The Company notes that the Board has diligently considered issues related to equal treatment arising from the execution of the
Private Placement, hereunder the OSE's rules on equal treatment. The Board strongly believes that the fund raising carried out in
the Private Placement is in the common interest of the Company and its shareholders and believes that the deviation from the
principle of equal treatment has been made on a rational and justifiable basis, amongst others on the basis of the following
factors: the pricing through an accelerated book building process reflecting the market price; favorable sentiment for
fundraising and the need to strengthen the investor base with institutional investors. Based on the above, the Board has decided
that it will not carry out a subsequent repair offering towards investors not participating in the Private Placement.

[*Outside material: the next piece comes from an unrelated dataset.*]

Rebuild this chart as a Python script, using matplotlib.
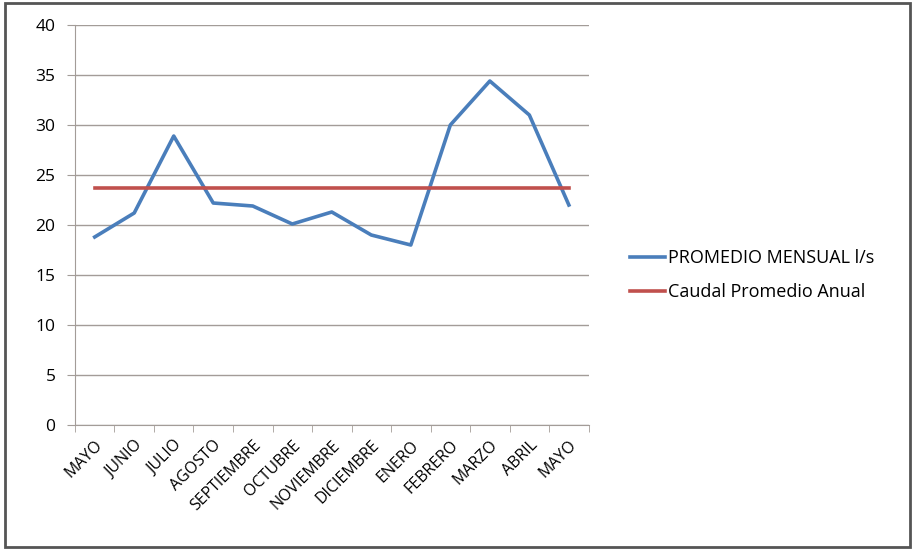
import numpy as np
import matplotlib.pyplot as plt
from matplotlib.patches import Rectangle

# datos
meses = ["MAYO", "JUNIO", "JULIO", "AGOSTO", "SEPTIEMBRE", "OCTUBRE", "NOVIEMBRE",
         "DICIEMBRE", "ENERO", "FEBRERO", "MARZO", "ABRIL", "MAYO"]
promedio_mensual = [18.8, 21.2, 28.9, 22.2, 21.9, 20.1, 21.3, 19.0, 18.0, 30.0, 34.4, 31.0, 22.0]
caudal_anual = 23.7

azul = "#4A7EBB"
rojo = "#C0504D"
gris = "#A39C98"

plt.rcParams['font.family'] = ['Open Sans', 'DejaVu Sans']

fig = plt.figure(figsize=(9.14, 5.5), dpi=100)
ax = fig.add_axes([0.082, 0.2273, 0.562, 0.7272])

x = np.arange(len(meses))
ax.plot(x, promedio_mensual, color=azul, lw=2.6, label="PROMEDIO MENSUAL l/s")
ax.plot(x, [caudal_anual] * len(meses), color=rojo, lw=2.6, label="Caudal Promedio Anual")

ax.set_xlim(-0.5, len(meses) - 0.5)
ax.set_ylim(0, 40)
ax.set_yticks(np.arange(0, 41, 5))
ax.yaxis.grid(True, color=gris, lw=1)
ax.set_axisbelow(True)

ax.set_xticks(x)
ax.set_xticklabels(meses, rotation=45, ha='right', rotation_mode='anchor', fontsize=11.5)
ax.set_xticks(np.arange(-0.5, len(meses)), minor=True)
ax.tick_params(axis='x', which='major', length=0, pad=9)
ax.tick_params(axis='x', which='minor', length=5, color=gris)
ax.tick_params(axis='y', length=6, color=gris, labelsize=12.5, pad=8)

for s in ['top', 'right']:
    ax.spines[s].set_visible(False)
for s in ['left', 'bottom']:
    ax.spines[s].set_color(gris)

fig.legend(loc='center left', bbox_to_anchor=(0.672, 0.5), frameon=False,
           fontsize=13, handlelength=1.9, handletextpad=0.2, labelspacing=0.9)

# marco exterior
fig.patches.append(Rectangle((0.006, 0.006), 0.99, 0.988, transform=fig.transFigure,
                             fill=False, edgecolor="#555555", lw=2))

fig.savefig("out.png", dpi=100)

The Company anticipates there will be 384,832,034 Common Shares issued and outstanding upon closing of the Private
Placement.
Arctic Securities AS, Pareto Securities AS and SpareBank 1 Markets AS were appointed as managers and bookrunners in
connection with the Private Placement.
Questerre is leveraging its expertise gained through early exposure to shale and other non-conventional reservoirs. The
Company has base production and reserves in the tight oil Bakken/Torquay of southeast Saskatchewan. It is bringing on
production from its lands in the heart of the high-liquids Montney shale fairway. It is a leader on social license to operate
issues for its Utica shale gas discovery in the St. Lawrence Lowlands, Quebec. It is pursuing oil shale projects with the aim of
commercially developing these significant resources.
Questerre is a believer that the future success of the oil and gas industry depends on a balance of economics, environment and
society. We are committed to being transparent and are respectful that the public must be part of making the important choices
for our energy future.
Advisory Regarding Forward-Looking Statements
This press release contains forward-looking statements and forward-looking information (collectively "forward-looking
statements") within the meaning of applicable securities laws. In particular and without limitation, this news release contains
forward-looking statements concerning: the Company's funding and participation in development of its Kakwa assets, its Quebec
Clean Gas initiative and its planned pilot development project in the St. Lawrence Lowlands, Quebec, the size, pricing and
completion of the Private Placement and the timing thereof and the Company's pursuit of shale projects for commercial
development. Forward-looking statements typically uses words such as "anticipate", "believe", "project", "expect", "goal",
"plan", "intend" or similar words suggesting future outcomes, statements that actions, events or conditions "may", "would",
"could" or "will" be taken or occur in the future.
Forward-looking statements are based on a number of material factors, expectations or assumptions of the Company which have
been used to develop such statements and information but which may prove to be incorrect, including the satisfaction of all
conditions to the closing of the Private Placement and on the time frame contemplated. Although the Company believes that the
expectations reflected in these forward-looking statements are reasonable, undue reliance should not be placed on them because
the Company can give no assurance that they will prove to be correct. Since forward-looking statements address future events and
conditions, by their very nature they involve inherent risks and uncertainties, including but not limited to: failure to obtain,
in a timely manner, regulatory, stock exchange and other required approvals in connection with the Private Placement and the
Company's pilot project in Quebec. Additional information regarding some of these risks, expectations, assumptions and other
factors may be found in the Company's Annual Information Form and Management's Discussion and Analysis prepared for the year
ended December 31, 2016. The reader is cautioned not to place undue reliance on these forward-looking statements. The
forward-looking statements contained in this news release are made as of the date hereof and the Company undertakes no
obligations to update publicly or revise any forward-looking statements, whether as a result of new information, future events or
otherwise, unless so required by applicable securities laws.